Smith attempted two passes but had no completions in the second quarter for the 49ers offense. Meanwhile, Manning and the Giants outscored the 49ers 10-0 in the second quarter alone to take a 10-7 lead into the locker room.

“We all have things we wish could have been different or we could have done better,” Harbaugh said. “Congratulations to the Giants. I thought they played a heck of a ball game and found a way to win. You tip your cap to them.”

It appeared as if the 49ers were ready to compete to start the second half. A 24-yard pass to Gore, who finished with 74 rushing yards and a team-high six receptions for 45 yards, set up Davis’ second touchdown.

Davis’ fourth touchdown of the postseason saw him get the best of another opposing safety, as this time Davis beat Giants safety Kenny Phillips to cap a 3-play, 54-yard scoring drive.

With the 49ers clinging to a 17-14 lead thanks to a Ray McDonald bull-rushing his way to another third-down sack (he finished with 2.5 on the day, San Francisco was in position to add to its lead.

Instead, the 49ers committed the game’s first turnover when Williams stayed around a Giants punt long enough for his right knee to touch the football. As a result, New York regained the lead on the 17-yard Manning to Manningham touchdown pass on a third-down pass with 8:34 left to play.

The Giants found success on third down, converting 7-of-21 third down plays. Meanwhile, the 49ers couldn’t find the same proficiency.

“Overtime in the NFC Championship game, it’s a lot of work,” said Smith, stunned at the final result. “It’s a tough road to even get here. When get here, you’re so close. It’s not good.

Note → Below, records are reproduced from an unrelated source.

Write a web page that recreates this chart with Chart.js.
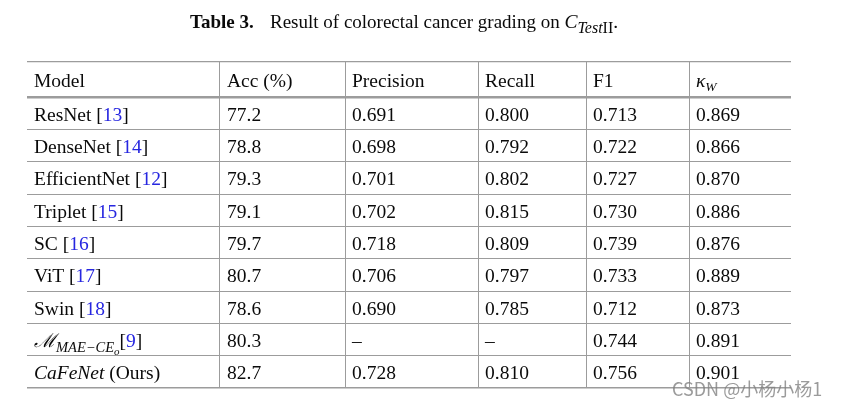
<!DOCTYPE html>
<html>
<head>
<meta charset="utf-8">
<script src="https://cdn.jsdelivr.net/npm/chart.js@4.4.1/dist/chart.umd.min.js"></script>
<style>
  html, body { margin: 0; background: #fff; }
  canvas { display: block; }
</style>
</head>
<body>
<canvas id="table" width="846" height="407"></canvas>
<script>
// table data
const headers = ['Model', 'Acc (%)', 'Precision', 'Recall', 'F1', 'κw'];
const models = ['ResNet', 'DenseNet', 'EfficientNet', 'Triplet', 'SC', 'ViT', 'Swin', 'MMAE-CEo', 'CaFeNet'];
const refs = ['13', '14', '12', '15', '16', '17', '18', '9', null];
const acc = [77.2, 78.8, 79.3, 79.1, 79.7, 80.7, 78.6, 80.3, 82.7];
const precision = [0.691, 0.698, 0.701, 0.702, 0.718, 0.706, 0.690, null, 0.728];
const recall = [0.800, 0.792, 0.802, 0.815, 0.809, 0.797, 0.785, null, 0.810];
const f1 = [0.713, 0.722, 0.727, 0.730, 0.739, 0.733, 0.712, 0.744, 0.756];
const kappa = [0.869, 0.866, 0.870, 0.886, 0.876, 0.889, 0.873, 0.891, 0.901];

// layout (column / row edges in scale units = px)
const colEdges = [0, 193, 318, 451, 559, 662, 764];
const headerH = 35;
const rowH = 32.33;
const rowEdges = [0];
for (let i = 0; i <= models.length; i++) rowEdges.push(headerH + rowH * i);

const serif = "'Liberation Serif', 'Times New Roman', serif";
const base = `19.5px ${serif}`;
const lineGrey = '#9c9c9c';
const refBlue = '#2626e0';
const pad = 7;

function drawRuns(ctx, x, y, runs) {
    runs.forEach(r => {
        ctx.font = r.font || base;
        ctx.fillStyle = r.color || '#0a0a0a';
        ctx.fillText(r.t, x, y + (r.dy || 0));
        x += ctx.measureText(r.t).width;
    });
    return x;
}

function modelRuns(i) {
    if (i === 7) {
        return [
            { t: 'ℳ', font: `italic 19px 'DejaVu Serif', serif` },
            { t: 'MAE−CE', font: `italic 14.5px ${serif}`, dy: 5 },
            { t: 'o', font: `italic 11px ${serif}`, dy: 8 },
            { t: '[' }, { t: refs[i], color: refBlue }, { t: ']' }
        ];
    }
    if (i === 8) {
        return [{ t: models[i], font: `italic 19.5px ${serif}` }, { t: ' (Ours)' }];
    }
    return [{ t: models[i] + ' [' }, { t: refs[i], color: refBlue }, { t: ']' }];
}

function fmt(v, d) {
    return v === null ? '–' : v.toFixed(d);
}

const cellPlugin = {
    id: 'cells',
    afterDraw(chart) {
        const { ctx, scales: { x, y } } = chart;
        ctx.save();
        ctx.textBaseline = 'alphabetic';

        // title
        drawRuns(ctx, 190, 28, [{ t: 'Table 3.', font: `bold 19px ${serif}` }]);
        drawRuns(ctx, 270, 28, [
            { t: 'Result of colorectal cancer grading on ', font: `19px ${serif}` },
            { t: 'C', font: `italic 19.5px ${serif}` },
            { t: 'Test', font: `italic 16px ${serif}`, dy: 5 },
            { t: 'II', font: `16px ${serif}`, dy: 5 },
            { t: '.' }
        ]);

        // header row
        const hy = (y.getPixelForValue(rowEdges[0]) + y.getPixelForValue(rowEdges[1])) / 2 + 7.5;
        headers.forEach((h, c) => {
            const cx = x.getPixelForValue(colEdges[c]) + pad;
            if (c === 5) {
                drawRuns(ctx, cx, hy, [
                    { t: 'κ', font: `italic 19.5px ${serif}` },
                    { t: 'W', font: `italic 13.5px ${serif}`, dy: 4 }
                ]);
            } else {
                drawRuns(ctx, cx, hy, [{ t: h }]);
            }
        });

        // body rows
        models.forEach((m, i) => {
            const cy = (y.getPixelForValue(rowEdges[i + 1]) + y.getPixelForValue(rowEdges[i + 2])) / 2 + 7.5;
            const cols = [
                modelRuns(i),
                [{ t: fmt(acc[i], 1) }],
                [{ t: fmt(precision[i], 3) }],
                [{ t: fmt(recall[i], 3) }],
                [{ t: fmt(f1[i], 3) }],
                [{ t: fmt(kappa[i], 3) }]
            ];
            cols.forEach((runs, c) => drawRuns(ctx, x.getPixelForValue(colEdges[c]) + pad, cy, runs));
        });

        // watermark
        ctx.font = "18px 'Noto Sans CJK SC', sans-serif";
        ctx.fillStyle = 'rgba(130,130,130,0.8)';
        ctx.fillText('CSDN @小杨小杨1', 672, 396);
        ctx.restore();
    }
};

const lastRow = rowEdges.length - 1;

new Chart(document.getElementById('table'), {
    type: 'scatter',
    data: { datasets: [{ data: [], pointRadius: 0 }] },
    options: {
        responsive: false,
        animation: false,
        layout: { padding: { left: 27, top: 62, right: 55, bottom: 19 } },
        plugins: { legend: { display: false }, tooltip: { enabled: false } },
        scales: {
            x: {
                type: 'linear',
                min: 0,
                max: colEdges[colEdges.length - 1],
                afterBuildTicks: s => { s.ticks = colEdges.map(v => ({ value: v })); },
                ticks: { display: false },
                border: { display: false },
                grid: {
                    drawTicks: false,
                    color: c => (c.index === 0 || c.index === colEdges.length - 1) ? 'rgba(0,0,0,0)' : lineGrey,
                    lineWidth: 1
                }
            },
            y: {
                type: 'linear',
                reverse: true,
                min: 0,
                max: rowEdges[lastRow],
                afterBuildTicks: s => { s.ticks = rowEdges.map(v => ({ value: v })); },
                ticks: { display: false },
                border: { display: false },
                grid: {
                    drawTicks: false,
                    color: lineGrey,
                    lineWidth: c => c.index === 1 ? 2.5 : (c.index === 0 ? 1.3 : (c.index === lastRow ? 1.6 : 1))
                }
            }
        }
    },
    plugins: [cellPlugin]
});
</script>
</body>
</html>
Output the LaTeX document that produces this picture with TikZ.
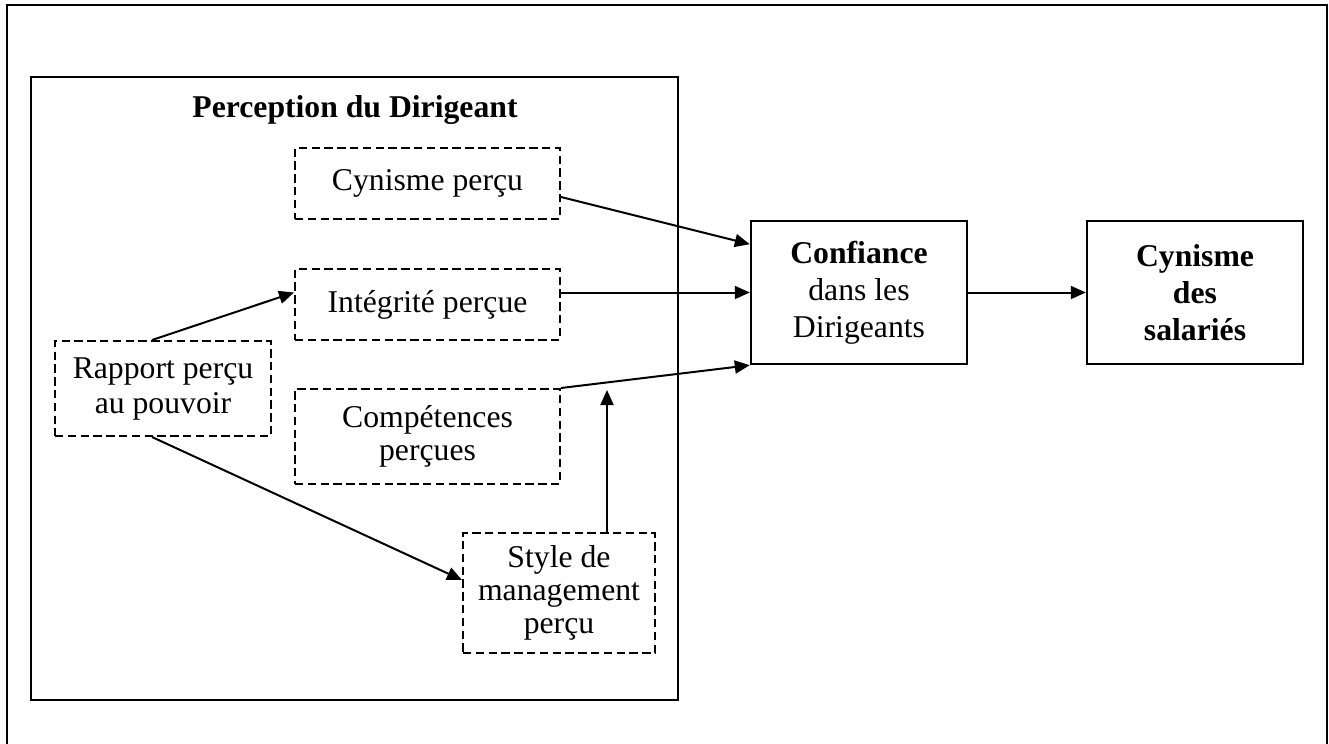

It’s not a good feeling.”

Despite the frustrating outcome, players and coaches know they’ve built a strong foundation in the brief matter of time they’ve spent together.

“I’m proud of the way our players played. I’m proud of the way they worked, they competed and it wasn’t there for us today,” Harbaugh said. “In a lot of ways, we played well enough to win and we don’t come away with it, it’ll be a tough one. Might take awhile to get over it, but we’ll get over it. This team’s not defeated by any stretch of the imagination.”